[START DATA EXTRACT]

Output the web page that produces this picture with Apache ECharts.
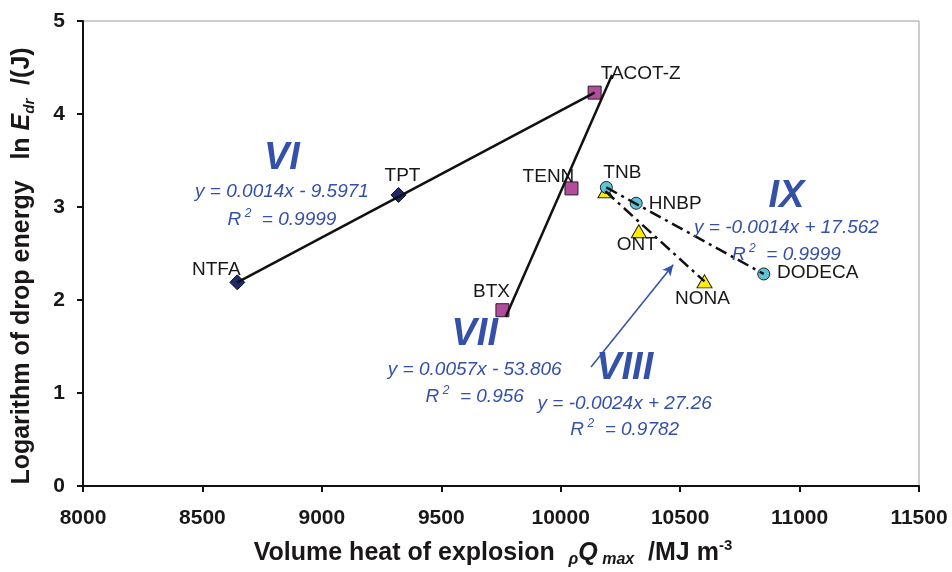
<!DOCTYPE html>
<html><head><meta charset="utf-8">
<script src="https://cdn.jsdelivr.net/npm/echarts@6/dist/echarts.min.js"></script>
<style>html,body{margin:0;padding:0;background:#fff}#c{width:952px;height:572px}</style>
</head><body><div id="c"></div>
<script>
// ---------- data ----------
const xTicks = [8000, 8500, 9000, 9500, 10000, 10500, 11000, 11500];
const yTicks = [0, 1, 2, 3, 4, 5];

const namesVI = ['NTFA', 'TPT'];
const xVI = [8646, 9321];
const yVI = [2.19, 3.13];

const namesVII = ['BTX', 'TENN', 'TACOT-Z'];
const xVII = [9756, 10045, 10142];
const yVII = [1.89, 3.20, 4.23];

const namesVIII = ['TNB', 'ONT', 'NONA'];
const xVIII = [10187, 10327, 10602];
const yVIII = [3.17, 2.74, 2.20];

const namesIX = ['TNB', 'HNBP', 'DODECA'];
const xIX = [10191, 10316, 10850];
const yIX = [3.21, 3.04, 2.28];

// trend line end points
const trendVIx = [8646, 10142], trendVIy = [2.19, 4.23];
const trendVIIx = [9770, 10215], trendVIIy = [1.82, 4.42];
const trendVIIIx = [10187, 10602], trendVIIIy = [3.17, 2.20];
const trendIXx = [10191, 10850], trendIXy = [3.21, 2.28];
const arrowX = [10127, 10471], arrowY = [1.28, 2.38];

const groupNames = ['VI', 'VII', 'VIII', 'IX'];
const equations = ['y = 0.0014x - 9.5971', 'y = 0.0057x - 53.806', 'y = -0.0024x + 27.26', 'y = -0.0014x + 17.562'];
const r2Values = ['0.9999', '0.956', '0.9782', '0.9999'];

// ---------- layout / style ----------
const FONT = 'Liberation Sans, Arial, Helvetica, sans-serif';
const BLUE = '#3450a8';
const TXT = '#1a1718';
// annotation anchors (data coords): [x, yTitle, yEq, yR2]
const annotPos = [
  [8833, 3.52, 3.165, 2.868],
  [9640, 1.624, 1.247, 0.960],
  [10268, 1.266, 0.882, 0.602],
  [10945, 3.111, 2.777, 2.491]
];
const labelOffsets = {
  'NTFA': [-21, -13], 'TPT': [4, -19], 'TACOT-Z': [46, -19], 'TENN': [-23, -12],
  'BTX': [-11, -18], 'TNB': [16, -15], 'HNBP': [39, 0], 'ONT': [-2, 14],
  'NONA': [-2, 17], 'DODECA': [54, -1]
};

function mkLabel(n) {
  return {show: true, position: 'inside', offset: labelOffsets[n], formatter: n,
    color: TXT, fontSize: 19, fontFamily: FONT, textBorderWidth: 0, opacity: 1};
}
function pts(names, xs, ys, skip) {
  return xs.map((x, i) => {
    const n = names[i];
    return {value: [x, ys[i]], name: n, label: (skip && skip.indexOf(n) >= 0) ? {show: false} : mkLabel(n)};
  });
}
function seg(xs, ys) { return xs.map((x, i) => [x, ys[i]]); }

const annotData = [];
groupNames.forEach((g, i) => {
  const p = annotPos[i];
  annotData.push({value: [p[0], p[1]], label: {formatter: '{t|' + g + '}'}});
  annotData.push({value: [p[0], p[2]], label: {formatter: '{e|' + equations[i] + '}'}});
  annotData.push({value: [p[0], p[3]], label: {formatter: '{e|R}{s| 2}{e|  = ' + r2Values[i] + '}'}});
});

const lineStyleBase = {color: '#111', width: 2.5};
const tickFmt = v => String(v);

const option = {
  animation: false,
  backgroundColor: '#fff',
  grid: {left: 83, right: 33, top: 21, bottom: 86, show: true, borderColor: '#9a9a9a', borderWidth: 1},
  xAxis: {
    type: 'value', min: xTicks[0], max: xTicks[xTicks.length - 1], interval: 500,
    axisLine: {onZero: false, lineStyle: {color: '#111', width: 2}},
    axisTick: {show: true, length: 6, lineStyle: {color: '#111', width: 2}},
    axisLabel: {fontSize: 21, fontWeight: 'bold', color: TXT, margin: 22, fontFamily: FONT, formatter: tickFmt},
    splitLine: {show: false}
  },
  yAxis: {
    type: 'value', min: yTicks[0], max: yTicks[yTicks.length - 1], interval: 1,
    axisLine: {show: true, onZero: false, lineStyle: {color: '#111', width: 2}},
    axisTick: {show: true, length: 6, lineStyle: {color: '#111', width: 2}},
    axisLabel: {fontSize: 21, fontWeight: 'bold', color: TXT, margin: 18, fontFamily: FONT, formatter: tickFmt},
    splitLine: {show: false}
  },
  graphic: [
    {
      type: 'text', x: 22, y: 266, rotation: Math.PI / 2, z: 10,
      style: {
        text: '{b|Logarithm of drop energy   ln }{i|E}{sub|dr}{b|  /(J)}',
        align: 'center', verticalAlign: 'middle',
        rich: {
          b: {fontSize: 25, fontWeight: 'bold', fill: TXT, fontFamily: FONT, lineHeight: 30},
          i: {fontSize: 25, fontWeight: 'bold', fontStyle: 'italic', fill: TXT, fontFamily: FONT, lineHeight: 30},
          sub: {fontSize: 15, fontWeight: 'bold', fontStyle: 'italic', fill: TXT, fontFamily: FONT, verticalAlign: 'bottom', lineHeight: 15}
        }
      }
    },
    {
      type: 'text', x: 493, y: 553, z: 10,
      style: {
        text: '{b|Volume heat of explosion  }{sub|ρ}{i|Q}{sub| max}{b|  /MJ m}{sup|-3}',
        align: 'center', verticalAlign: 'middle',
        rich: {
          b: {fontSize: 25, fontWeight: 'bold', fill: TXT, fontFamily: FONT, lineHeight: 30},
          i: {fontSize: 25, fontWeight: 'bold', fontStyle: 'italic', fill: TXT, fontFamily: FONT, lineHeight: 30},
          sub: {fontSize: 16, fontWeight: 'bold', fontStyle: 'italic', fill: TXT, fontFamily: FONT, verticalAlign: 'bottom', lineHeight: 16},
          sup: {fontSize: 15, fontWeight: 'bold', fill: TXT, fontFamily: FONT, verticalAlign: 'top', lineHeight: 15}
        }
      }
    }
  ],
  series: [
    // trend lines
    {type: 'line', data: seg(trendVIx, trendVIy), symbol: 'none', z: 5, lineStyle: Object.assign({}, lineStyleBase), silent: true},
    {type: 'line', data: seg(trendVIIx, trendVIIy), symbol: 'none', z: 5, lineStyle: Object.assign({}, lineStyleBase), silent: true},
    {type: 'line', data: seg(trendVIIIx, trendVIIIy), symbol: 'none', z: 5, lineStyle: Object.assign({}, lineStyleBase, {type: [12, 5, 3, 5]}), silent: true},
    {type: 'line', data: seg(trendIXx, trendIXy), symbol: 'none', z: 5, lineStyle: Object.assign({}, lineStyleBase, {type: [12, 5, 3, 5]}), silent: true},
    // markers
    {type: 'scatter', z: 3, name: 'VI', data: pts(namesVI, xVI, yVI), symbol: 'diamond', symbolSize: 15,
      itemStyle: {color: '#1e2a6c', borderColor: '#111', borderWidth: 1, opacity: 1}},
    {type: 'scatter', z: 3, name: 'VII', data: pts(namesVII, xVII, yVII), symbol: 'rect', symbolSize: 13,
      itemStyle: {color: '#b44c9e', borderColor: '#222', borderWidth: 1, opacity: 1}},
    {type: 'scatter', z: 3, name: 'VIII', data: pts(namesVIII, xVIII, yVIII, ['TNB']), symbol: 'triangle', symbolSize: [15, 13],
      itemStyle: {color: '#ffec00', borderColor: '#222', borderWidth: 1, opacity: 1}},
    {type: 'scatter', z: 3, name: 'IX', data: pts(namesIX, xIX, yIX), symbol: 'circle', symbolSize: 12,
      itemStyle: {color: '#5cc5da', borderColor: '#222', borderWidth: 1, opacity: 1}},
    // arrow
    {type: 'line', data: [], z: 6, silent: true,
      markLine: {silent: true, symbol: ['none', 'arrow'], symbolSize: [8, 11], animation: false,
        label: {show: false}, lineStyle: {color: BLUE, width: 1.5, type: 'solid'},
        data: [[{coord: [arrowX[0], arrowY[0]]}, {coord: [arrowX[1], arrowY[1]]}]]}},
    // annotations
    {type: 'scatter', data: annotData, symbolSize: 1, z: 7, silent: true,
      itemStyle: {color: 'rgba(255,255,255,0)', opacity: 1},
      label: {show: true, position: 'inside', textBorderWidth: 0, opacity: 1,
        rich: {
          t: {fontSize: 38, fontWeight: 'bold', fontStyle: 'italic', color: BLUE, fontFamily: FONT},
          e: {fontSize: 19, fontStyle: 'italic', color: BLUE, fontFamily: FONT, lineHeight: 24},
          s: {fontSize: 12, fontStyle: 'italic', color: BLUE, fontFamily: FONT, verticalAlign: 'top', lineHeight: 12}
        }}}
  ]
};
const chart = echarts.init(document.getElementById('c'), null, {renderer: 'canvas'});
chart.setOption(option);
</script></body></html>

[END DATA EXTRACT]

- _TASK DIRECTIONS_:
Print the data above verbatim from the first line through the line holding "const yIX = [3.21, 3.04, 2.28];", leaving every picture out.

- _EXPECTED ANSWER_:
Output the web page that produces this picture with Apache ECharts.
<!DOCTYPE html>
<html><head><meta charset="utf-8">
<script src="https://cdn.jsdelivr.net/npm/echarts@6/dist/echarts.min.js"></script>
<style>html,body{margin:0;padding:0;background:#fff}#c{width:952px;height:572px}</style>
</head><body><div id="c"></div>
<script>
// ---------- data ----------
const xTicks = [8000, 8500, 9000, 9500, 10000, 10500, 11000, 11500];
const yTicks = [0, 1, 2, 3, 4, 5];

const namesVI = ['NTFA', 'TPT'];
const xVI = [8646, 9321];
const yVI = [2.19, 3.13];

const namesVII = ['BTX', 'TENN', 'TACOT-Z'];
const xVII = [9756, 10045, 10142];
const yVII = [1.89, 3.20, 4.23];

const namesVIII = ['TNB', 'ONT', 'NONA'];
const xVIII = [10187, 10327, 10602];
const yVIII = [3.17, 2.74, 2.20];

const namesIX = ['TNB', 'HNBP', 'DODECA'];
const xIX = [10191, 10316, 10850];
const yIX = [3.21, 3.04, 2.28];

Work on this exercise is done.